A Cold War-era joke, popular with quietly disgruntled citizens of Soviet Russia, tells the story of a plumber sent to the gulag as a political prisoner. A puzzled intellectual asks him how a simple plumber came to be considered a political prisoner, and he replies: “I was called to the politburo office to check some problem with the sewage pipes, and when I told them that the whole system is broken and has to be replaced, they threw me in here.” During his long sentence as a political prisoner, Albert Woodfox never stopped actively advocating for radical systemic change. He studied law, offering legal advice to other inmates, petitioned for better conditions, and avidly read political thinkers like Malcom X, Martin Luther King, Frantz Fanon, and James Baldwin. In recent interviews, Woodfox has maintained that it was focusing on the larger social issues which helped him keep his sanity. It also made him a formidable opponent of the State of Louisiana, as he tirelessly fought legal battles against the conduct of the prison and the failure of due process throughout the four decades he was held.

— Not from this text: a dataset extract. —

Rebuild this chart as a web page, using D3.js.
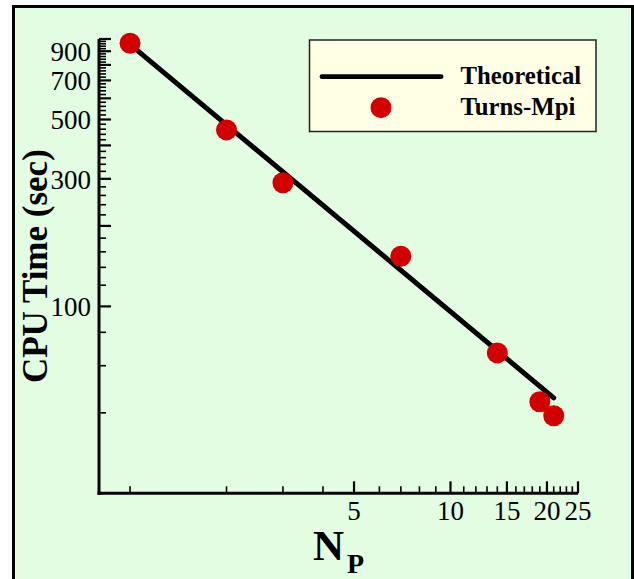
<!DOCTYPE html>
<html>
<head>
<meta charset="utf-8">
<script src="https://cdn.jsdelivr.net/npm/d3@7"></script>
<style>
  html, body { margin: 0; padding: 0; background: #ffffff; }
  svg { display: block; }
  text { font-family: "Liberation Serif", "Times New Roman", serif; }
</style>
</head>
<body>
<svg id="chart" width="634" height="579"></svg>
<script>
// ---- data ----
const procs = [1, 2, 3, 7, 14, 19, 21];
const cpuTimes = [964, 457, 290, 154, 67, 44, 39];
const theoreticalProcs = [1, 21];
const theoreticalTimes = [955, 45.5];

const xTickLabels = [5, 10, 15, 20, 25];
const yTickLabels = [100, 300, 500, 700, 900];
const xDomain = [0.8, 25];
const yDomain = [20, 1000];

const legendLabels = ["Theoretical", "Turns-Mpi"];

// ---- layout ----
const W = 634, H = 579;
const plot = { left: 99, right: 578, top: 39, bottom: 493.3 };
const green = "#E3FDE3";
const red = "#D20000";

const svg = d3.select("#chart");

// background + frame
svg.append("rect").attr("x", 0).attr("y", 0).attr("width", W).attr("height", H).attr("fill", "#fff");
svg.append("rect")
  .attr("x", 13.5).attr("y", 6.5).attr("width", 619).attr("height", 620)
  .attr("fill", green).attr("stroke", "#000").attr("stroke-width", 3);

const x = d3.scaleLog().domain(xDomain).range([plot.left, plot.right]);
const y = d3.scaleLog().domain(yDomain).range([plot.bottom, plot.top]);

// x minor/major ticks
const xMinor = d3.range(1, 26).filter(v => !xTickLabels.includes(v));
const gx = svg.append("g");
gx.selectAll("line.minor").data(xMinor).join("line")
  .attr("x1", d => x(d)).attr("x2", d => x(d))
  .attr("y1", plot.bottom).attr("y2", plot.bottom - 7)
  .attr("stroke", "#000").attr("stroke-width", 1.6);
gx.selectAll("line.major").data(xTickLabels).join("line")
  .attr("x1", d => x(d)).attr("x2", d => x(d))
  .attr("y1", plot.bottom).attr("y2", plot.bottom - 12)
  .attr("stroke", "#000").attr("stroke-width", 2.2);
gx.selectAll("text.tl").data(xTickLabels).join("text")
  .attr("class", "tl")
  .attr("x", d => x(d)).attr("y", 520)
  .attr("text-anchor", "middle")
  .attr("font-size", 27)
  .attr("fill", "#000")
  .text(d => d);

// y ticks
const yAll = d3.range(20, 1001, 20);
const gy = svg.append("g");
gy.selectAll("line.yt").data(yAll).join("line")
  .attr("x1", plot.left).attr("x2", d => plot.left + (d % 100 === 0 ? 12 : 7))
  .attr("y1", d => y(d)).attr("y2", d => y(d))
  .attr("stroke", "#000").attr("stroke-width", d => d % 100 === 0 ? 2.2 : 1.6);
gy.selectAll("text.yl").data(yTickLabels).join("text")
  .attr("x", 91).attr("y", d => y(d) + 10)
  .attr("text-anchor", "end")
  .attr("font-size", 27)
  .attr("fill", "#000")
  .text(d => d);

// axis lines
svg.append("line").attr("x1", plot.left).attr("x2", plot.left)
  .attr("y1", plot.top).attr("y2", plot.bottom + 1.5)
  .attr("stroke", "#000").attr("stroke-width", 3);
svg.append("line").attr("x1", plot.left - 1.5).attr("x2", plot.right)
  .attr("y1", plot.bottom).attr("y2", plot.bottom)
  .attr("stroke", "#000").attr("stroke-width", 3);

// theoretical line
const line = d3.line().x(d => x(d[0])).y(d => y(d[1]));
svg.append("path")
  .datum(theoreticalProcs.map((p, i) => [p, theoreticalTimes[i]]))
  .attr("d", line)
  .attr("fill", "none").attr("stroke", "#000")
  .attr("stroke-width", 5).attr("stroke-linecap", "round");

// points
svg.selectAll("circle.pt").data(procs.map((p, i) => [p, cpuTimes[i]])).join("circle")
  .attr("cx", d => x(d[0])).attr("cy", d => y(d[1]))
  .attr("r", 10.5).attr("fill", red);

// axis titles
svg.append("text")
  .attr("transform", "translate(47," + ((plot.top + plot.bottom) / 2) + ") rotate(-90)")
  .attr("text-anchor", "middle")
  .attr("font-size", 35).attr("font-weight", "bold")
  .attr("fill", "#000")
  .text("CPU Time (sec)");

const xt = svg.append("text").attr("fill", "#000").attr("font-weight", "bold");
xt.append("tspan").attr("x", 313).attr("y", 559.5).attr("font-size", 43).text("N");
xt.append("tspan").attr("x", 347).attr("y", 573).attr("font-size", 28).text("P");

// legend
const lg = svg.append("g");
lg.append("rect").attr("x", 309.5).attr("y", 40).attr("width", 286.5).attr("height", 91.5)
  .attr("fill", "#FFFFE6").attr("stroke", "#222").attr("stroke-width", 1.5);
lg.append("line").attr("x1", 322).attr("x2", 441).attr("y1", 76.7).attr("y2", 76.7)
  .attr("stroke", "#000").attr("stroke-width", 4.8).attr("stroke-linecap", "round");
lg.append("circle").attr("cx", 381).attr("cy", 107.7).attr("r", 10.5).attr("fill", red);
lg.selectAll("text").data(legendLabels).join("text")
  .attr("x", 460.5).attr("y", (d, i) => i === 0 ? 84 : 115)
  .attr("font-size", 24.8).attr("font-weight", "bold").attr("fill", "#000")
  .text(d => d);
</script>
</body>
</html>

Albert Woodfox, who until recently was the last member of the Angola 3 to remain incarcerated, was sent to Angola Prison in 1971 for armed robbery. Shortly thereafter, he escaped and ran away to New York City, where he joined the Black Panther Party. After being sent back to Angola, he and other members of the prison’s chapter of the BPP succeeded in organizing fellow inmates to protest against the brutal conditions there. In 1972 he and Herman Wallace, also a member of Angola’s Black Panthers, were convicted of murdering Brent Miller, a young and newlywed prison guard, though there existed no physical evidence or motive tying them to the crime. Woodfox then spent the next 42 years in solitary confinement, in spite of the fact that his conviction was overturned three times. As of February 18th, 2016, he has been released from custody on a no contest plea.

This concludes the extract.